Mon père pensait à une mauvaise blague. Il a même appelé la gendarmerie locale pour signaler un faux appel.
30 minutes plus tard, ils venaient frapper à notre porte. Ce n’était pas une erreur.
Elle a laissé deux lettres. Une pour la clinique.
Et une pour nous :
“Je ne veux pas être un poids pour vous, ni vous gâcher la vie.

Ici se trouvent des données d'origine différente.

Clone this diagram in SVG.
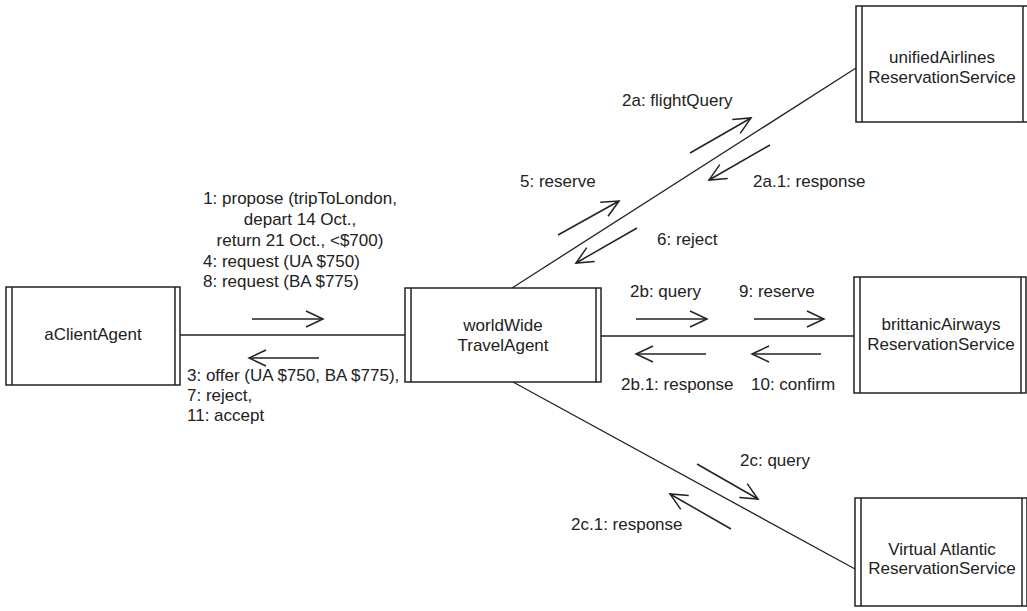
<svg xmlns="http://www.w3.org/2000/svg" width="1027" height="611" viewBox="0 0 1027 611">
<style>
.box{fill:#fff;stroke:#222;stroke-width:1.5}
.bar{stroke:#222;stroke-width:1.5}
.ln{stroke:#222;stroke-width:1.3;fill:none}
.ar{stroke:#222;stroke-width:1.5;fill:none;marker-end:url(#ah)}
text{font-family:"Liberation Sans",Arial,sans-serif;font-size:17px;fill:#222}
.c{text-anchor:middle}
</style>
<defs>
<marker id="ah" markerUnits="userSpaceOnUse" markerWidth="24" markerHeight="24" refX="18" refY="9" orient="auto">
<path d="M1,1 L18,9 L1,17" fill="none" stroke="#222" stroke-width="1.5"/>
</marker>
</defs>
<g id="connectors">
<line class="ln" x1="180" y1="335" x2="405" y2="335"/>
<line class="ln" x1="601" y1="336" x2="854" y2="336"/>
<line class="ln" x1="512" y1="288" x2="856" y2="68"/>
<line class="ln" x1="513" y1="382" x2="855" y2="569"/>
<line class="ar" x1="252" y1="319" x2="323" y2="319"/>
<line class="ar" x1="319" y1="358" x2="249" y2="358"/>
<line class="ar" x1="636" y1="319" x2="707" y2="319"/>
<line class="ar" x1="754" y1="319" x2="824" y2="319"/>
<line class="ar" x1="706" y1="354" x2="636" y2="354"/>
<line class="ar" x1="821" y1="354" x2="752" y2="354"/>
<line class="ar" x1="690" y1="153" x2="751" y2="118"/>
<line class="ar" x1="770" y1="145" x2="709" y2="180"/>
<line class="ar" x1="558" y1="235" x2="619" y2="201"/>
<line class="ar" x1="637" y1="228" x2="576" y2="263"/>
<line class="ar" x1="697" y1="464" x2="758" y2="499"/>
<line class="ar" x1="731" y1="529" x2="670" y2="494"/>
<text x="300" y="204" class="c">1: propose (tripToLondon,</text>
<text x="300" y="225" class="c">depart 14 Oct.,</text>
<text x="300" y="246" class="c">return 21 Oct., &lt;$700)</text>
<text x="203" y="267">4: request (UA $750)</text>
<text x="203" y="287">8: request (BA $775)</text>
<text x="187" y="381">3: offer (UA $750, BA $775),</text>
<text x="187" y="401">7: reject,</text>
<text x="187" y="421">11: accept</text>
<text x="622" y="106">2a: flightQuery</text>
<text x="753" y="187">2a.1: response</text>
<text x="520" y="187">5: reserve</text>
<text x="657" y="245">6: reject</text>
<text x="630" y="297">2b: query</text>
<text x="739" y="297">9: reserve</text>
<text x="621" y="390">2b.1: response</text>
<text x="751" y="390">10: confirm</text>
<text x="740" y="466">2c: query</text>
<text x="571" y="530">2c.1: response</text>
</g>
<g id="aClientAgent">
<rect class="box" x="6" y="287" width="174" height="98"/>
<line class="bar" x1="12" y1="287" x2="12" y2="385"/>
<line class="bar" x1="175" y1="287" x2="175" y2="385"/>
<text x="93" y="340" class="c">aClientAgent</text>
</g>
<g id="worldWideTravelAgent">
<rect class="box" x="405" y="288" width="196" height="94"/>
<line class="bar" x1="411" y1="288" x2="411" y2="382"/>
<line class="bar" x1="596" y1="288" x2="596" y2="382"/>
<text x="503" y="331" class="c">worldWide</text>
<text x="503" y="351" class="c">TravelAgent</text>
</g>
<g id="unifiedAirlines">
<rect class="box" x="856" y="6" width="172" height="116"/>
<line class="bar" x1="862" y1="6" x2="862" y2="122"/>
<line class="bar" x1="1023" y1="6" x2="1023" y2="122"/>
<text x="942" y="63" class="c">unifiedAirlines</text>
<text x="942" y="83" class="c">ReservationService</text>
</g>
<g id="brittanicAirways">
<rect class="box" x="854" y="277" width="172" height="116"/>
<line class="bar" x1="860" y1="277" x2="860" y2="393"/>
<line class="bar" x1="1021" y1="277" x2="1021" y2="393"/>
<text x="941" y="330" class="c">brittanicAirways</text>
<text x="941" y="350" class="c">ReservationService</text>
</g>
<g id="virtualAtlantic">
<rect class="box" x="855" y="498" width="172" height="108"/>
<line class="bar" x1="861" y1="498" x2="861" y2="606"/>
<line class="bar" x1="1022" y1="498" x2="1022" y2="606"/>
<text x="942" y="555" class="c">Virtual Atlantic</text>
<text x="942" y="574" class="c">ReservationService</text>
</g>
</svg>
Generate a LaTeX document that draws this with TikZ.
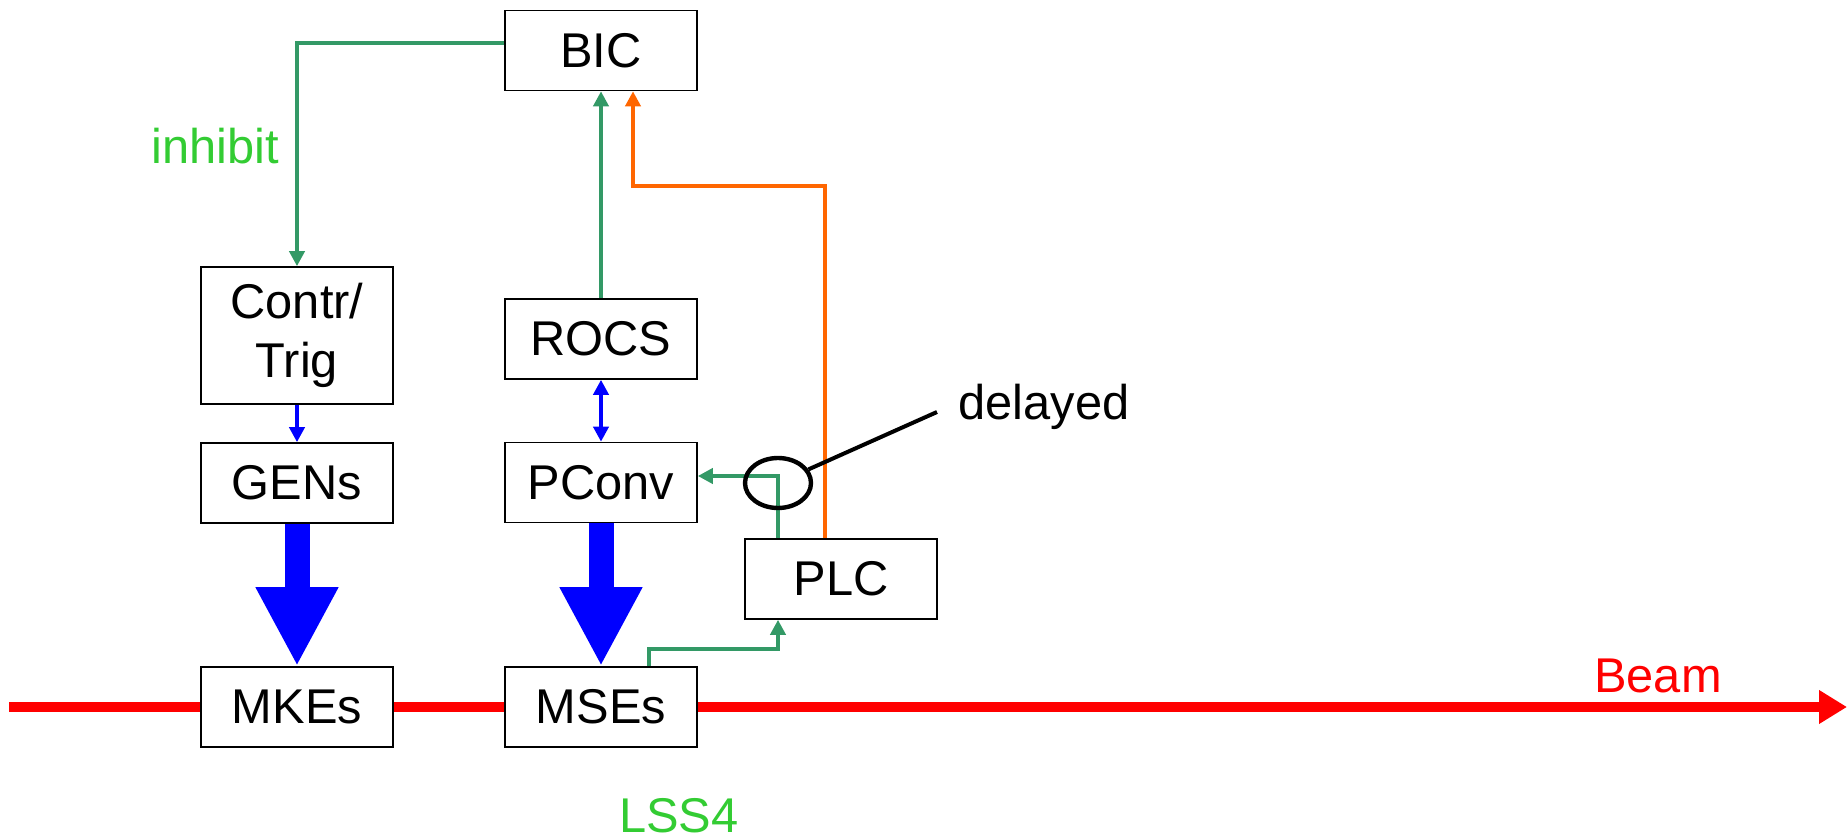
\documentclass[tikz,border=0pt]{standalone}
\usepackage{fontspec}
\setmainfont{Liberation Sans}
\usetikzlibrary{arrows.meta,calc,shapes.geometric}
\definecolor{sigline}{HTML}{339966}
\definecolor{labgreen}{HTML}{33CC33}
\definecolor{orangeline}{HTML}{FF6600}
\begin{document}
\begin{tikzpicture}[x=0.5pt,y=-0.5pt,
  every node/.style={font=\fontsize{24.4}{29.3}\selectfont},
  box/.style={draw=black,line width=0.8pt,fill=white,minimum width=96pt,minimum height=40pt,inner sep=0pt,align=center},
  sig/.style={draw=sigline,line width=2pt,-{Triangle[width=7.5pt,length=7.5pt]}},
  orangesig/.style={draw=orangeline,line width=2pt,-{Triangle[width=7.5pt,length=7.5pt]}},
  ctrl/.style={draw=blue,line width=2pt,-{Triangle[width=7.5pt,length=7.5pt]}},
  ctrlboth/.style={draw=blue,line width=2pt,{Triangle[width=7.5pt,length=7.5pt]}-{Triangle[width=7.5pt,length=7.5pt]}},
  power/.style={draw=blue,line width=12.5pt,-{Triangle[width=38.5pt,length=39.5pt]}},
  beamline/.style={draw=red,line width=5pt},
]
\useasboundingbox (0,0) rectangle (1848,839);

% beam end points
\coordinate (beamstart) at (9,707);
\coordinate (beamend) at (1847,707);

% boxes
\node[box] (bic)   at (601,50.5)  {BIC};
\node[box,minimum height=68.5pt] (contr) at (297,335.5) {Contr/\\Trig};
\node[box] (gens)  at (297,483)   {GENs};
\node[box] (mkes)  at (297,707)   {MKEs};
\node[box] (rocs)  at (601,339)   {ROCS};
\node[box] (pconv) at (601,482.5) {PConv};
\node[box] (mses)  at (601,707)   {MSEs};
\node[box] (plc)   at (841,579)   {PLC};

% beam
\draw[beamline] (beamstart) -- (mkes.west);
\draw[beamline] (mkes.east) -- (mses.west);
\draw[beamline,-{Triangle[width=16pt,length=14pt]}] (mses.east) -- (beamend);

% interlock signals
\draw[sig] ($(bic.west)+(0,-7.5)$) -| (contr.north);
\draw[sig] (rocs.north) -- (bic.south);
\draw[orangesig] ($(plc.north)+(-16,0)$) -- ++(0,-352) -| ($(bic.south)+(32,0)$);
\draw[sig] ($(mses.north)+(48,0)$) -- ++(0,-17) -| ($(plc.south)+(-63,0)$);
\draw[sig] ($(plc.north)+(-63,0)$) |- ($(pconv.east)+(0,-6.5)$);

% control and power
\draw[ctrl] (contr.south) -- (gens.north);
\draw[ctrlboth] (rocs.south) -- (pconv.north);
\draw[power] (gens.south) -- (mkes.north);
\draw[power] (pconv.south) -- (mses.north);

% delayed marker
\node[ellipse,draw=black,line width=2.2pt,minimum width=33pt,minimum height=25pt,inner sep=0pt] (dl) at (778,483) {};
\coordinate (dltip) at (937,412);
\draw[black,line width=2pt] (dl) -- (dltip);
\node[anchor=base west,inner sep=0pt] (delayed) at (958,420) {delayed};

% labels
\node[anchor=base,inner sep=0pt,text=labgreen] (inhibit) at (215,164) {inhibit};
\node[anchor=base,inner sep=0pt,text=labgreen] (lss) at (679,832) {LSS4};
\node[anchor=base,inner sep=0pt,text=red] (beam) at (1658,692) {Beam};
\end{tikzpicture}
\end{document}
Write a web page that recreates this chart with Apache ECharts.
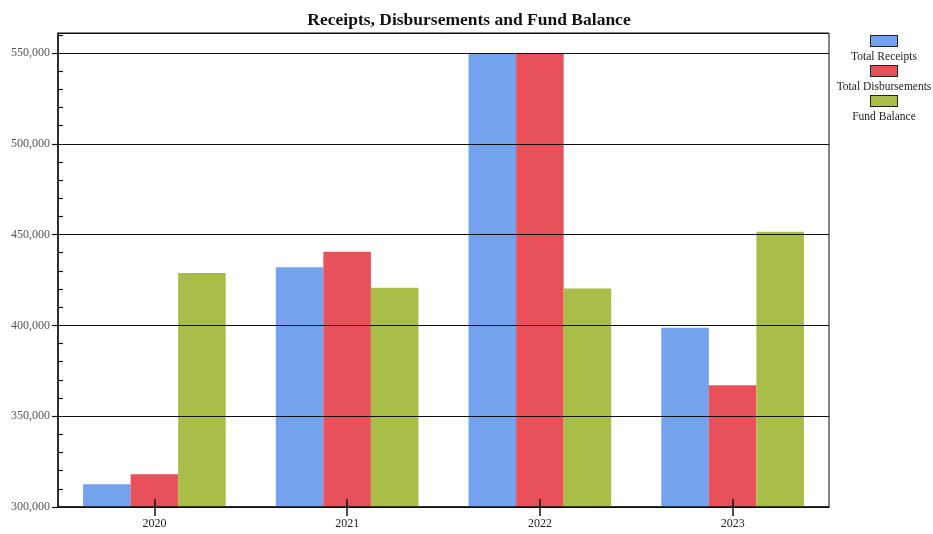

Vous êtes grandes, vous avez votre vie.
Vous n’avez pas besoin de moi.
J’ai décidé d’en finir avec la personne qui m’a aidée dans les moments difficiles.
Je vous aime.
Maman.”
Ces mots me déchirent.
Parce qu’on avait encore besoin d’elle.
Parce qu’elle n’a jamais été un poids.
Parce que ça aurait pu être évité.
La clinique savait. Les autorités savaient. Et pourtant : Aucune action à temps. Aucune protection.
Je suis en colère.
Contre ce système.
Contre cette clinique.
Contre ces services qui ont eu les infos. Et qui n’ont rien fait.
Rien.
Il y a une enquête. On a un avocat. Mais face aux institutions, que vaut notre voix ? Que vaut la mienne, pleine de chagrin et de rage ?
J’ai peu d’espoir. Mais je refuse le silence.
Je veux qu’on parle d’Adélaïde. Qu’on sache qu’elle a existé. Qu’on dise son prénom.
Adélaïde.
Une femme forte. Une mère aimante. Une battante que le système a laissée tomber.
Elle n’était pas “un suicide parmi tant d’autres.”
Ma mère aurait pu être sauvée.
Et moi, je continuerai de me battre.
Pour elle.
Pour la justice.
Pour sa mémoire.
Pour que sa mort ne soit jamais juste une ligne dans un dossier.
Je m’appelle Laura.
Et je veux que plus jamais une autre famille ne vive ce cauchemar.